If you're lucky enough to have a dishwasher, you probably use that sucker to clean everything (minus yourgood cooking knives), and maybe even to cook your food, too. However, dishwashers are not without their faults. Dishes can still come out spotty and even with chunks of food on them, which usually leads to some hand-washing afterward.
Instead of looking for an alternative dishwasher detergent to get the job done right the first time, try using a piece of lemon. Placing either a used lemon peel or an entire lemon wedge in with your dirty dishes on your normal cycle will leave your dishes spot-free and without any food residue.
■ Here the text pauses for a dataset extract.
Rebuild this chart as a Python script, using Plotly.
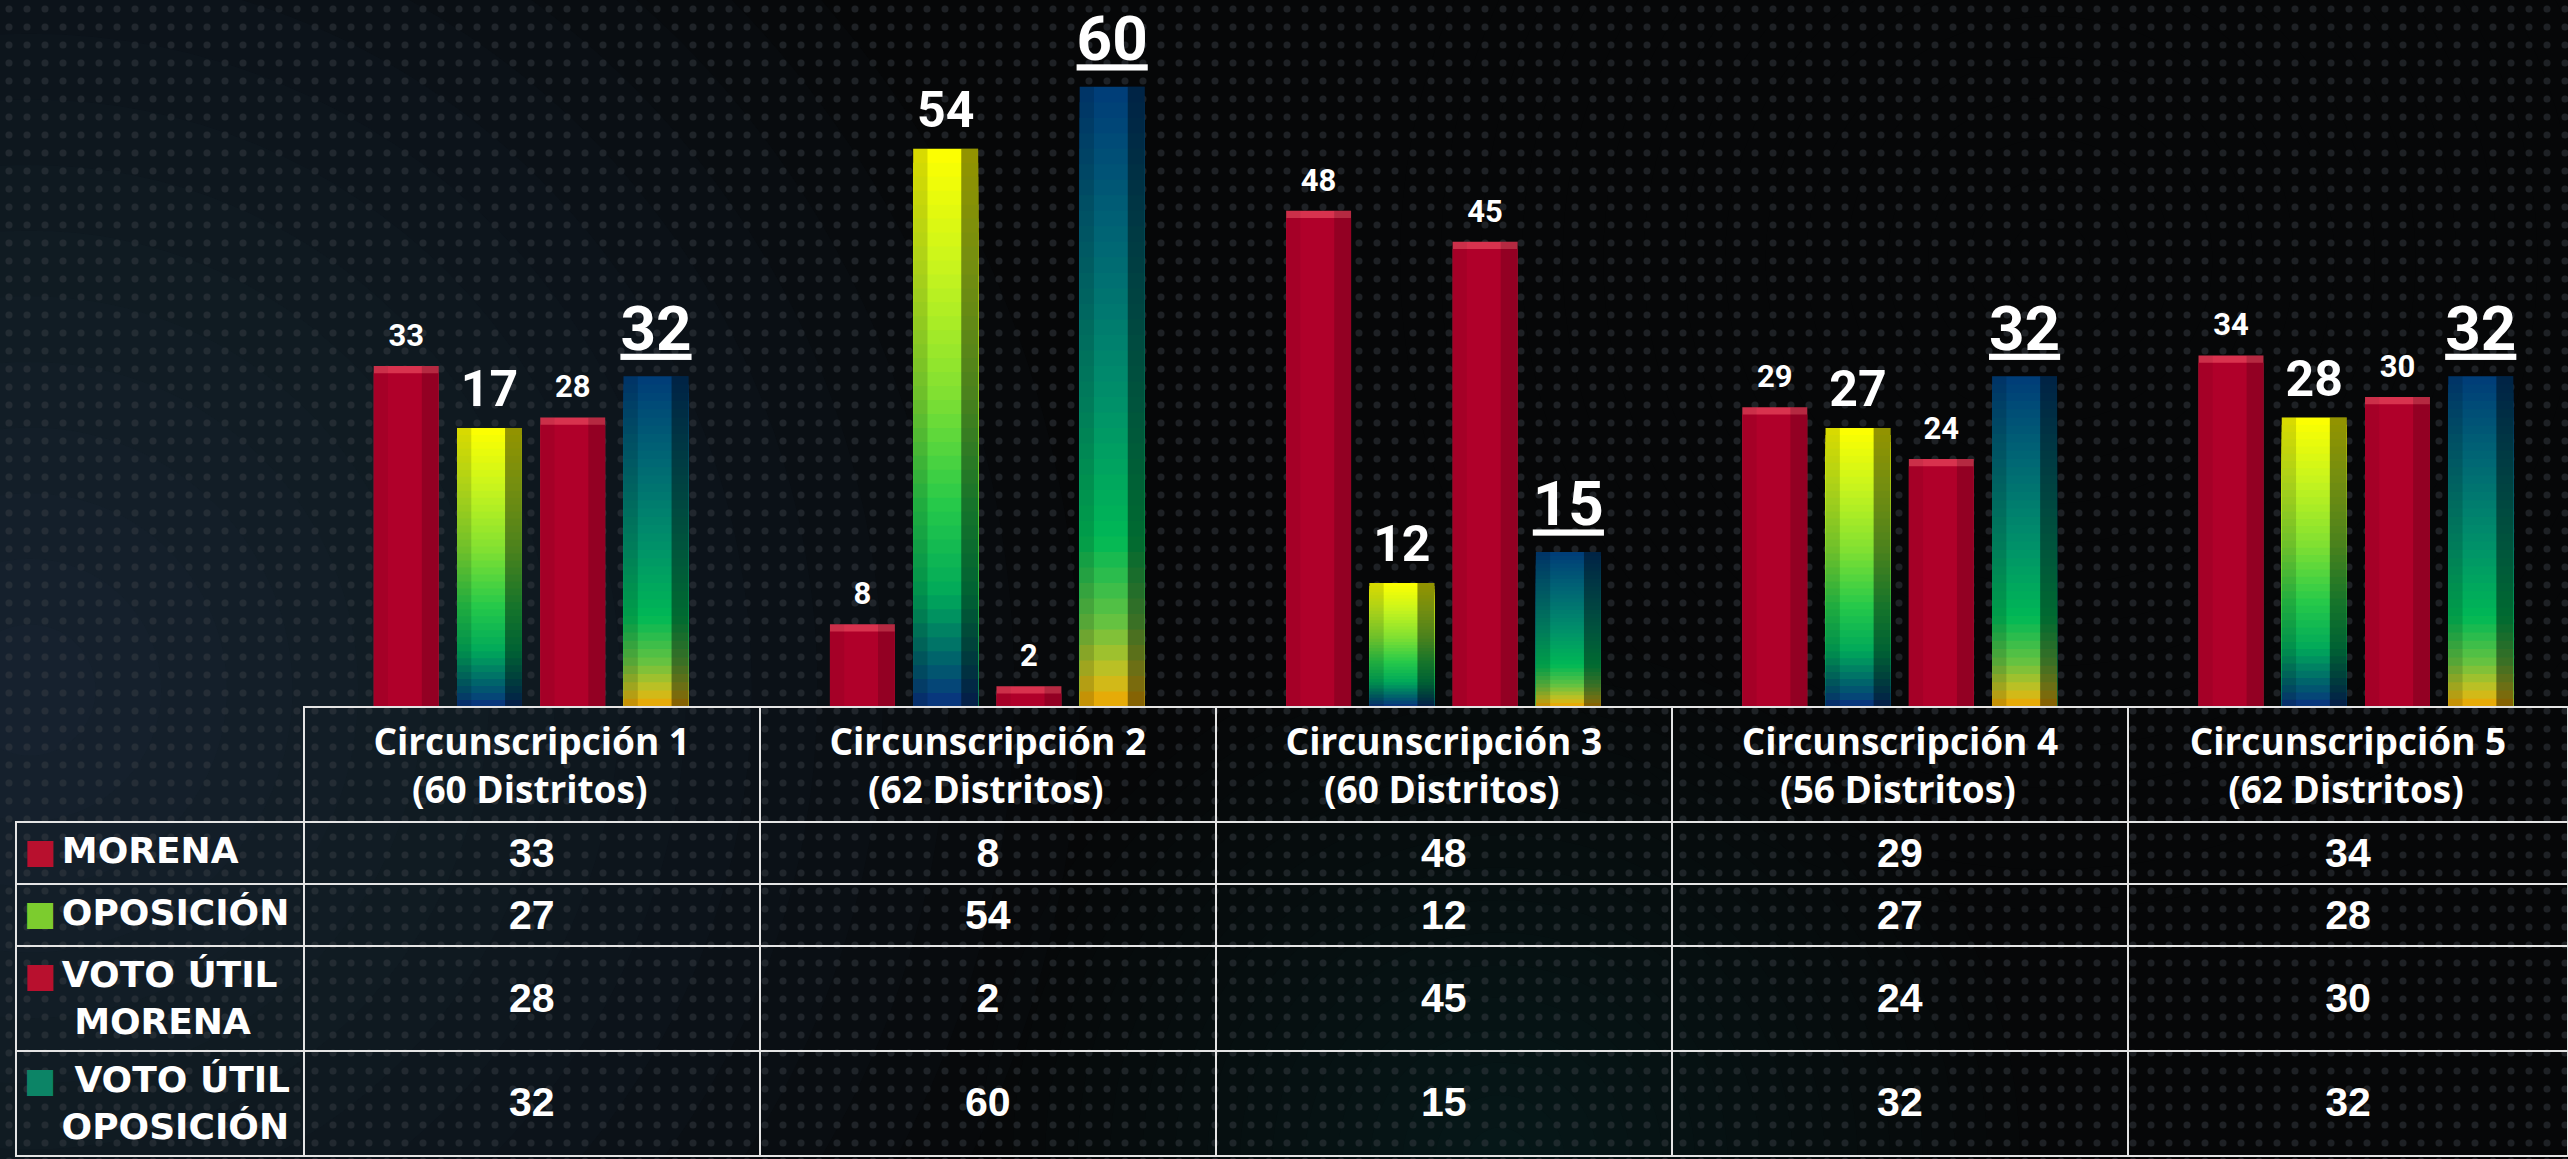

Plus, it'll leave a fresh lemony scent on everything. (Lemon waste is also a great way to clean your sink, garbage disposal, and cutting boards.)
In fact, it's not just lemons that work, but any citrus fruit with citric acid, e.g., limes, oranges, grapefruit, etc., and as safe to use in dishwashers with either plastic or stainless steel interiors. If your current dishwasher detergent contains citric acid already, don't worry—adding a little more will only help.
The citric acid in citrus is known to be an effective natural cleaning agent with a pH level 2 (along with vinegar), and is great at dissolving soap scum, removing hard water deposits, polishing, and disinfecting.
As an antibacterial substance, adding lemon to your dishwashing cycle will not only kill germs but also help to disinfect bacteria and even help keep limescale at bay (which builds up in dishwashers). Additionally, as a natural mild degreasing agent, lemon helps to remove all that clings to your dishes in order to make those items sparkle.
So slip a slice of lemon into your average dishwashing load, and you may discover your most difficult of stains disappear after one wash. That one dose of citric acid can dissolve all that you worry about, leaving your glasses and dishes cleaner than you would expect.
However, be cautious. Citric acid has been known to tarnish silverware and aluminum, and could fade patterned dishes, if used too often (but it's absolutely wonderful for copper pots and pans).